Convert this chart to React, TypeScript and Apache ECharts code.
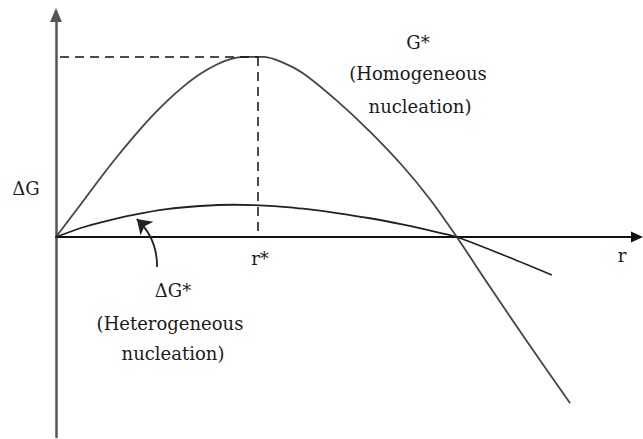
import React, { useEffect, useRef } from "react";
import * as echarts from "echarts";

// r in units of r* ; ΔG in units of homogeneous ΔG*
const homoR = [0, 0.135, 0.218, 0.3, 0.383, 0.465, 0.548, 0.63, 0.713, 0.796, 0.878, 0.96, 1.025, 1.109, 1.224, 1.39, 1.554, 1.719, 1.851, 1.984, 2.132, 2.313, 2.545];
const homoG = [0, 0.2, 0.325, 0.443, 0.555, 0.659, 0.753, 0.835, 0.905, 0.958, 0.992, 1.0, 1.0, 0.975, 0.908, 0.757, 0.585, 0.39, 0.21, 0, -0.25, -0.55, -0.924];

const heteroR = [0, 0.135, 0.218, 0.383, 0.548, 0.713, 0.878, 1.01, 1.109, 1.224, 1.39, 1.554, 1.719, 1.884, 1.984, 2.214, 2.454];
const heteroG = [0, 0.054, 0.08, 0.123, 0.155, 0.172, 0.179, 0.176, 0.169, 0.157, 0.133, 0.104, 0.068, 0.027, 0, -0.1, -0.211];

const rStar = 1;
const gStar = 1;

const xRange = [0, 2.876];
const yRange = [-1.111, 1.233];

const annotationArrow = [[0.5, -0.167], [0.4, 0.1]];

export default function App() {
  const ref = useRef<HTMLDivElement>(null);
  useEffect(() => {
    if (!ref.current) return;
    const chart = echarts.init(ref.current, null, { renderer: "svg" });
    const font = "'DejaVu Serif', 'Liberation Serif', serif";
    const txt = (x: number, y: number, s: string) => ({
      type: "text",
      x,
      y,
      style: {
        text: s,
        fill: "#1a1a1a",
        font: `18px ${font}`,
        textAlign: "center",
        textVerticalAlign: "middle",
      },
    });
    chart.setOption({
      animation: false,
      backgroundColor: "#fff",
      grid: { left: 56, right: 6, top: 15, bottom: 2 },
      xAxis: {
        type: "value",
        min: xRange[0],
        max: xRange[1],
        axisLine: {
          show: true,
          onZero: true,
          symbol: ["none", "triangle"],
          symbolSize: [11, 12],
          lineStyle: { color: "#111", width: 2 },
        },
        axisTick: { show: false },
        axisLabel: { show: false },
        splitLine: { show: false },
      },
      yAxis: {
        type: "value",
        min: yRange[0],
        max: yRange[1],
        axisLine: {
          show: true,
          onZero: false,
          symbol: ["none", "triangle"],
          symbolSize: [12, 14],
          lineStyle: { color: "#555", width: 2.5 },
        },
        axisTick: { show: false },
        axisLabel: { show: false },
        splitLine: { show: false },
      },
      series: [
        {
          name: "Homogeneous",
          type: "line",
          data: homoR.map((r, i) => [r, homoG[i]]),
          smooth: 0.3,
          symbol: "none",
          lineStyle: { color: "#444", width: 1.8 },
          markLine: {
            silent: true,
            symbol: "none",
            label: { show: false },
            lineStyle: { color: "#111", type: [9, 6], width: 1.5 },
            data: [
              [{ coord: [0.02, gStar] }, { coord: [rStar, gStar] }],
              [{ coord: [rStar, gStar] }, { coord: [rStar, 0] }],
            ],
          },
        },
        {
          name: "Heterogeneous",
          type: "line",
          data: heteroR.map((r, i) => [r, heteroG[i]]),
          smooth: 0.3,
          symbol: "none",
          lineStyle: { color: "#222", width: 1.8 },
        },
        {
          type: "lines",
          coordinateSystem: "cartesian2d",
          symbol: ["none", "arrow"],
          symbolSize: 14,
          lineStyle: { color: "#222", width: 1.8, curveness: -0.22, opacity: 1 },
          data: [{ coords: annotationArrow }],
        },
      ],
      graphic: [
        txt(418, 42, "G*"),
        txt(418, 73, "(Homogeneous"),
        txt(420, 106, "nucleation)"),
        txt(26, 188, "ΔG"),
        txt(260, 258, "r*"),
        txt(622, 255, "r"),
        txt(173, 290, "ΔG*"),
        txt(170, 323, "(Heterogeneous"),
        txt(173, 353, "nucleation)"),
      ],
    });
    return () => chart.dispose();
  }, []);
  return (
    <div
      ref={ref}
      style={{ position: "absolute", left: 0, top: 0, width: 643, height: 439 }}
    />
  );
}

####

■ Task objective: Quote the preceding listing precisely and completely, omitting its images.

■ Reply:
Convert this chart to React, TypeScript and Apache ECharts code.
import React, { useEffect, useRef } from "react";
import * as echarts from "echarts";

// r in units of r* ; ΔG in units of homogeneous ΔG*
const homoR = [0, 0.135, 0.218, 0.3, 0.383, 0.465, 0.548, 0.63, 0.713, 0.796, 0.878, 0.96, 1.025, 1.109, 1.224, 1.39, 1.554, 1.719, 1.851, 1.984, 2.132, 2.313, 2.545];
const homoG = [0, 0.2, 0.325, 0.443, 0.555, 0.659, 0.753, 0.835, 0.905, 0.958, 0.992, 1.0, 1.0, 0.975, 0.908, 0.757, 0.585, 0.39, 0.21, 0, -0.25, -0.55, -0.924];

const heteroR = [0, 0.135, 0.218, 0.383, 0.548, 0.713, 0.878, 1.01, 1.109, 1.224, 1.39, 1.554, 1.719, 1.884, 1.984, 2.214, 2.454];
const heteroG = [0, 0.054, 0.08, 0.123, 0.155, 0.172, 0.179, 0.176, 0.169, 0.157, 0.133, 0.104, 0.068, 0.027, 0, -0.1, -0.211];

const rStar = 1;
const gStar = 1;

const xRange = [0, 2.876];
const yRange = [-1.111, 1.233];

const annotationArrow = [[0.5, -0.167], [0.4, 0.1]];

export default function App() {
  const ref = useRef<HTMLDivElement>(null);
  useEffect(() => {
    if (!ref.current) return;
    const chart = echarts.init(ref.current, null, { renderer: "svg" });
    const font = "'DejaVu Serif', 'Liberation Serif', serif";
    const txt = (x: number, y: number, s: string) => ({
      type: "text",
      x,
      y,
      style: {
        text: s,
        fill: "#1a1a1a",
        font: `18px ${font}`,
        textAlign: "center",
        textVerticalAlign: "middle",
      },
    });
    chart.setOption({
      animation: false,
      backgroundColor: "#fff",
      grid: { left: 56, right: 6, top: 15, bottom: 2 },
      xAxis: {
        type: "value",
        min: xRange[0],
        max: xRange[1],
        axisLine: {
          show: true,
          onZero: true,
          symbol: ["none", "triangle"],
          symbolSize: [11, 12],
          lineStyle: { color: "#111", width: 2 },
        },
        axisTick: { show: false },
        axisLabel: { show: false },
        splitLine: { show: false },
      },
      yAxis: {
        type: "value",
        min: yRange[0],
        max: yRange[1],
        axisLine: {
          show: true,
          onZero: false,
          symbol: ["none", "triangle"],
          symbolSize: [12, 14],
          lineStyle: { color: "#555", width: 2.5 },
        },
        axisTick: { show: false },
        axisLabel: { show: false },
        splitLine: { show: false },
      },
      series: [
        {
          name: "Homogeneous",
          type: "line",
          data: homoR.map((r, i) => [r, homoG[i]]),
          smooth: 0.3,
          symbol: "none",
          lineStyle: { color: "#444", width: 1.8 },
          markLine: {
            silent: true,
            symbol: "none",
            label: { show: false },
            lineStyle: { color: "#111", type: [9, 6], width: 1.5 },
            data: [
              [{ coord: [0.02, gStar] }, { coord: [rStar, gStar] }],
              [{ coord: [rStar, gStar] }, { coord: [rStar, 0] }],
            ],
          },
        },
        {
          name: "Heterogeneous",
          type: "line",
          data: heteroR.map((r, i) => [r, heteroG[i]]),
          smooth: 0.3,
          symbol: "none",
          lineStyle: { color: "#222", width: 1.8 },
        },
        {
          type: "lines",
          coordinateSystem: "cartesian2d",
          symbol: ["none", "arrow"],
          symbolSize: 14,
          lineStyle: { color: "#222", width: 1.8, curveness: -0.22, opacity: 1 },
          data: [{ coords: annotationArrow }],
        },
      ],
      graphic: [
        txt(418, 42, "G*"),
        txt(418, 73, "(Homogeneous"),
        txt(420, 106, "nucleation)"),
        txt(26, 188, "ΔG"),
        txt(260, 258, "r*"),
        txt(622, 255, "r"),
        txt(173, 290, "ΔG*"),
        txt(170, 323, "(Heterogeneous"),
        txt(173, 353, "nucleation)"),
      ],
    });
    return () => chart.dispose();
  }, []);
  return (
    <div
      ref={ref}
      style={{ position: "absolute", left: 0, top: 0, width: 643, height: 439 }}
    />
  );
}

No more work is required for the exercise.